Nella fattispecie sottoposta all’esame della Suprema Corte, una società aveva aderito al condono, versando però solo la prima delle rate previste e lasciando scadere infruttuosamente quelle successive.
A seguito di controllo automatizzato ex art.36-bis del D.P.R. n.600/73, l’Agenzia delle Entrate aveva emesso la cartella di pagamento, per il recupero di omessi versamenti per l’anno di imposta 2001 a seguito del diniego del condono a causa del mancato versamento delle rate successive alla prima.
La società aveva proposto ricorso, sostenendo che tale circostanza non comportava l’invalidità e/o l’inefficacia della definizione agevolata, ben potendo la lacuna essere colmata in via analogica, mediante l’iscrizione a ruolo a titolo definitivo ex art.14 D.P.R. n.602/73 e l’irrogazione delle sanzioni ai sensi dell’art. 13 del D.Lgs. n.471/97.

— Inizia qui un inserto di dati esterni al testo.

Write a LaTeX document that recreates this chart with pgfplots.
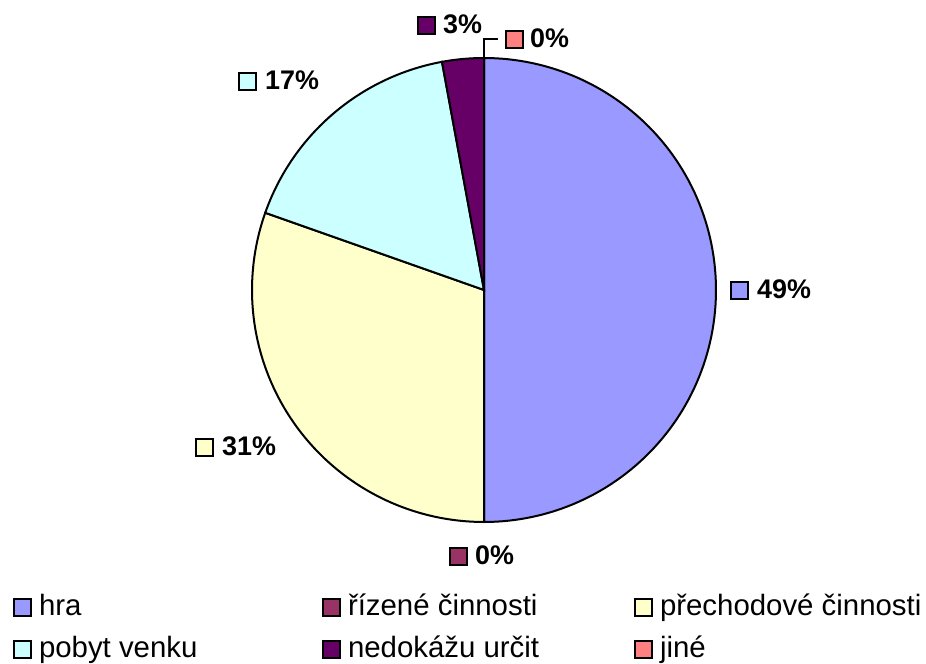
\documentclass[border=0pt]{standalone}
\usepackage{pgfplots}
\pgfplotsset{compat=1.18}
\usepackage{fontspec}
\setmainfont{Liberation Sans}
\definecolor{hraC}{HTML}{9999FF}
\definecolor{rizC}{HTML}{993366}
\definecolor{preC}{HTML}{FFFFCC}
\definecolor{pobC}{HTML}{CCFFFF}
\definecolor{nedC}{HTML}{660066}
\definecolor{jinC}{HTML}{FF8080}
\newcommand{\lbox}[1]{{\setlength\fboxsep{0pt}\setlength\fboxrule{2bp}\fcolorbox{black}{#1}{\rule{0pt}{15bp}\rule{15bp}{0pt}}}}
\newcommand{\labfont}{\fontsize{27}{31}\selectfont\bfseries}
\newcommand{\legfont}{\fontsize{29.5}{34}\selectfont}
% shares of the pie (percent)
\def\vHra{50}
\def\vRiz{0}
\def\vPre{30.4}
\def\vPob{16.7}
\def\vNed{2.9}
\def\vJin{0}
\pgfmathsetmacro\aA{90}
\pgfmathsetmacro\aB{\aA-3.6*\vHra}
\pgfmathsetmacro\aC{\aB-3.6*\vRiz}
\pgfmathsetmacro\aD{\aC-3.6*\vPre}
\pgfmathsetmacro\aE{\aD-3.6*\vPob}
\pgfmathsetmacro\aF{\aE-3.6*\vNed}
\begin{document}%
\begin{tikzpicture}
\begin{axis}[at={(0,0)}, anchor=south west,
  width=926bp, height=664bp, scale only axis,
  xmin=0, xmax=926, ymin=0, ymax=664,
  hide axis, clip=false,
  legend columns=3,
  legend image code/.code={\draw[#1, draw=black, line width=2bp] (1bp,-1bp) rectangle (18bp,16bp);},
  legend style={at={(axis cs:13,70)}, anchor=north west, draw=none, fill=none,
    inner sep=0pt, outer sep=0pt, font=\legfont, row sep=14bp,
    nodes={inner sep=0pt, outer sep=0pt, anchor=base west, text height=21bp, text depth=7bp},
    /tikz/every odd column/.style={column sep=7bp}},
  legend cell align=left,
]
\addplot[fill=hraC, draw=black, line width=2bp, domain=\aA:\aB, samples=120, variable=\t]
  ({484+232*cos(\t)},{374+232*sin(\t)}) -- (axis cs:484,374) -- cycle;
\addlegendentry{\makebox[283bp][l]{hra}}
\addlegendimage{fill=rizC}
\addlegendentry{\makebox[286bp][l]{řízené činnosti}}
\addplot[fill=preC, draw=black, line width=2bp, domain=\aC:\aD, samples=80, variable=\t]
  ({484+232*cos(\t)},{374+232*sin(\t)}) -- (axis cs:484,374) -- cycle;
\addlegendentry{přechodové činnosti}
\addplot[fill=pobC, draw=black, line width=2bp, domain=\aD:\aE, samples=60, variable=\t]
  ({484+232*cos(\t)},{374+232*sin(\t)}) -- (axis cs:484,374) -- cycle;
\addlegendentry{pobyt venku}
\addplot[fill=nedC, draw=black, line width=2bp, domain=\aE:\aF, samples=20, variable=\t]
  ({484+232*cos(\t)},{374+232*sin(\t)}) -- (axis cs:484,374) -- cycle;
\addlegendentry{nedokážu určit}
\addlegendimage{fill=jinC}
\addlegendentry{jiné}
% leader line for "jiné"
\addplot[black, line width=1.5bp, forget plot] coordinates {(484,606) (484,625) (498,625)};
% data labels
\node[anchor=west, inner sep=0pt, font=\labfont] at (axis cs:730,374) {\lbox{hraC}\hspace{8bp}49\%};
\node[anchor=west, inner sep=0pt, font=\labfont] at (axis cs:449,108) {\lbox{rizC}\hspace{7bp}0\%};
\node[anchor=west, inner sep=0pt, font=\labfont] at (axis cs:195,217) {\lbox{preC}\hspace{8bp}31\%};
\node[anchor=west, inner sep=0pt, font=\labfont] at (axis cs:238,583) {\lbox{pobC}\hspace{8bp}17\%};
\node[anchor=west, inner sep=0pt, font=\labfont] at (axis cs:417,639) {\lbox{nedC}\hspace{7bp}3\%};
\node[anchor=west, inner sep=0pt, font=\labfont] at (axis cs:505,625) {\lbox{jinC}\hspace{6bp}0\%};
\end{axis}
\pgfresetboundingbox
\path[use as bounding box] (0,0) rectangle (926bp,664bp);
\end{tikzpicture}%
\end{document}
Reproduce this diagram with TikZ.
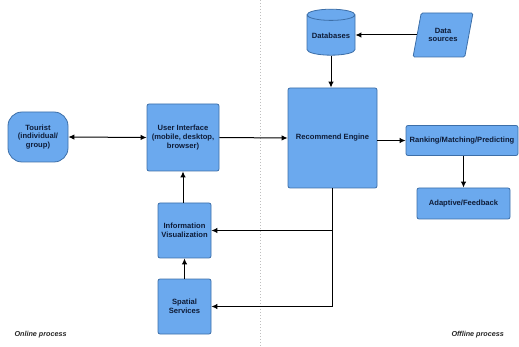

Tale teoria era stata condivisa sia dai giudici di primo grado che dai giudici dell’appello, pertanto la vicenda è giunta in Cassazione su ricorso dell’Agenzia delle Entrate.
L’Amministrazione finanziaria ha, tra l’altro, lamentato la violazione e falsa applicazione dell’art.9-bis L. n.289/02 per aver ritenuto la CTR che il mancato versamento delle rate successive alla prima non comportasse l’inefficacia del condono.

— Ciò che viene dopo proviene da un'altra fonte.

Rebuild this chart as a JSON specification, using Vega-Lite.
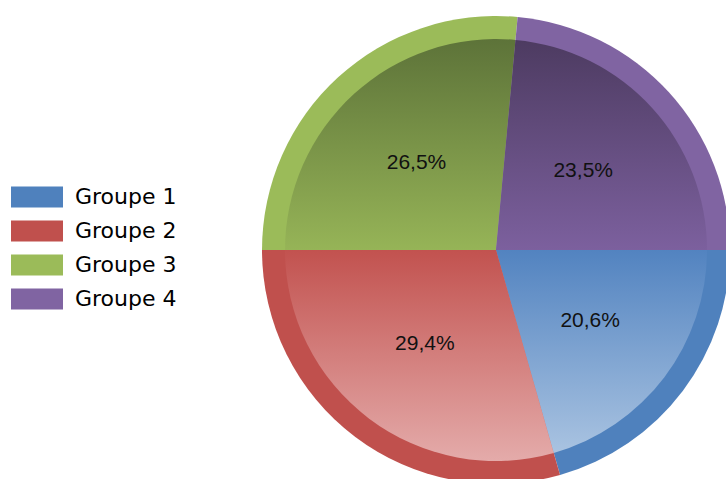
{
  "$schema": "https://vega.github.io/schema/vega-lite/v6.json",
  "width": 468,
  "height": 468,
  "autosize": {"type": "none"},
  "padding": {"left": 262, "top": 16, "right": 0, "bottom": 0},
  "background": "white",
  "config": {"view": {"stroke": null}},
  "data": {
    "values": [
      {"idx": 1, "group": "Groupe 1", "value": 7, "label": "20,6%"},
      {"idx": 2, "group": "Groupe 2", "value": 10, "label": "29,4%"},
      {"idx": 3, "group": "Groupe 3", "value": 9, "label": "26,5%"},
      {"idx": 4, "group": "Groupe 4", "value": 8, "label": "23,5%"}
    ]
  },
  "transform": [
    {"stack": "value", "groupby": [], "sort": [{"field": "idx"}], "as": ["v0", "v1"]}
  ],
  "layer": [
    {
      "mark": {"type": "arc", "outerRadius": 234, "strokeWidth": 0},
      "encoding": {
        "theta": {"field": "v0", "type": "quantitative", "scale": {"domain": [0, 34], "range": [1.5708, 7.854]}},
        "theta2": {"field": "v1"},
        "color": {
          "field": "group",
          "type": "nominal",
          "scale": {"domain": ["Groupe 1", "Groupe 2", "Groupe 3", "Groupe 4"], "range": ["#4f81bd", "#c0504d", "#9bbb59", "#8064a2"]},
          "legend": {
            "title": null,
            "orient": "none",
            "legendX": -238,
            "legendY": 168,
            "symbolType": "M-2,-0.8H2V0.8H-2Z",
            "symbolSize": 676,
            "symbolStrokeWidth": 0,
            "labelOffset": 25,
            "labelFont": "DejaVu Sans",
            "labelFontSize": 22,
            "labelColor": "#000000",
            "rowPadding": 10
          }
        }
      }
    },
    {
      "transform": [{"filter": "datum.idx == 1"}],
      "mark": {"type": "arc", "outerRadius": 211, "strokeWidth": 0,
        "fill": {"gradient": "linear", "x1": 0, "y1": 0, "x2": 0, "y2": 1, "stops": [{"offset": 0, "color": "#5283c0"}, {"offset": 1, "color": "#a9c3e1"}]}},
      "encoding": {"theta": {"field": "v0", "type": "quantitative"}, "theta2": {"field": "v1"}}
    },
    {
      "transform": [{"filter": "datum.idx == 2"}],
      "mark": {"type": "arc", "outerRadius": 211, "strokeWidth": 0,
        "fill": {"gradient": "linear", "x1": 0, "y1": 0, "x2": 0, "y2": 1, "stops": [{"offset": 0, "color": "#c2524f"}, {"offset": 1, "color": "#e4abaa"}]}},
      "encoding": {"theta": {"field": "v0", "type": "quantitative"}, "theta2": {"field": "v1"}}
    },
    {
      "transform": [{"filter": "datum.idx == 3"}],
      "mark": {"type": "arc", "outerRadius": 211, "strokeWidth": 0,
        "fill": {"gradient": "linear", "x1": 0, "y1": 0, "x2": 0, "y2": 1, "stops": [{"offset": 0, "color": "#5d7339"}, {"offset": 1, "color": "#96b457"}]}},
      "encoding": {"theta": {"field": "v0", "type": "quantitative"}, "theta2": {"field": "v1"}}
    },
    {
      "transform": [{"filter": "datum.idx == 4"}],
      "mark": {"type": "arc", "outerRadius": 211, "strokeWidth": 0,
        "fill": {"gradient": "linear", "x1": 0, "y1": 0, "x2": 0, "y2": 1, "stops": [{"offset": 0, "color": "#4d3b61"}, {"offset": 1, "color": "#7c609e"}]}},
      "encoding": {"theta": {"field": "v0", "type": "quantitative"}, "theta2": {"field": "v1"}}
    },
    {
      "mark": {"type": "text", "radius": 118, "font": "Liberation Sans", "fontSize": 21, "color": "#111111"},
      "encoding": {
        "theta": {"field": "value", "type": "quantitative", "stack": true},
        "order": {"field": "idx", "type": "quantitative"},
        "text": {"field": "label", "type": "nominal"}
      }
    }
  ]
}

La Suprema Corte ha ritenuto il motivo meritevole di accoglimento, evidenziando che la tipologia di condono in esame, relativa alla possibilità di definire gli omessi e/o tardivi versamenti delle imposte e delle ritenute emergenti dalle dichiarazioni presentate mediante il solo pagamento dell’imposta e degli interessi o, in caso di mero ritardo, dei soli interessi, senza aggravi e sanzioni, costituisce una forma di condono clemenziale e non premiale come, invece, deve ritenersi per le fattispecie regolate dalla stessa L. n.289/02 negli artt. 7, 8, 9, 15 e 16, le quali attribuiscono al contribuente il diritto potestativo di chiedere un accertamento straordinario, da effettuarsi con regole peculiari rispetto a quello ordinario.
Secondo la Cassazione, “Ne consegue che, nell’ipotesi di cui all’art. 9-bis, non essendo necessaria alcuna attività di liquidazione, ai sensi del D.P.R. n. 600 del 1973, art. 36-bis, in ordine alla determinazione del quantum, esattamente indicato nell’importo specificato nella dichiarazione integrativa presentata ai sensi del comma 3, oltre agli interessi, il condono è condizionato dall’integrale e tempestivo pagamento di quanto dovuto ed il pagamento rateale determina la definizione della lite pendente solo se tale condizione venga rispettata, essendo insufficiente il pagamento della sola prima rata cui non segua l’esatto adempimento delle successive…”.
Infine, la Suprema Corte evidenzia che la disciplina di cui agli artt. 8, 9, 15 e 16 della L. n.289/02, nella parte in cui tali disposizioni statuiscono l’efficacia delle ipotesi di condono “premiale” da essi previste, ancorché le rate successive alla prima non siano integralmente e tempestivamente versate, non può essere oggetto di applicazione analogica, data la natura eccezionale delle disposizioni in materia di condono (vedi Cass. n. 19546 del 2011; n. 21364 del 2012; n. 25238 del 2013).
Sulla base di tali considerazioni la Corte di Cassazione ha accolto il ricorso, cassando la pronuncia di appello e, non ritenendo necessari ulteriori accertamenti di fatto, decidendo la causa nel merito ai sensi dell’art.384 comma 2 c.p.c., con il rigetto del ricorso originario della contribuente.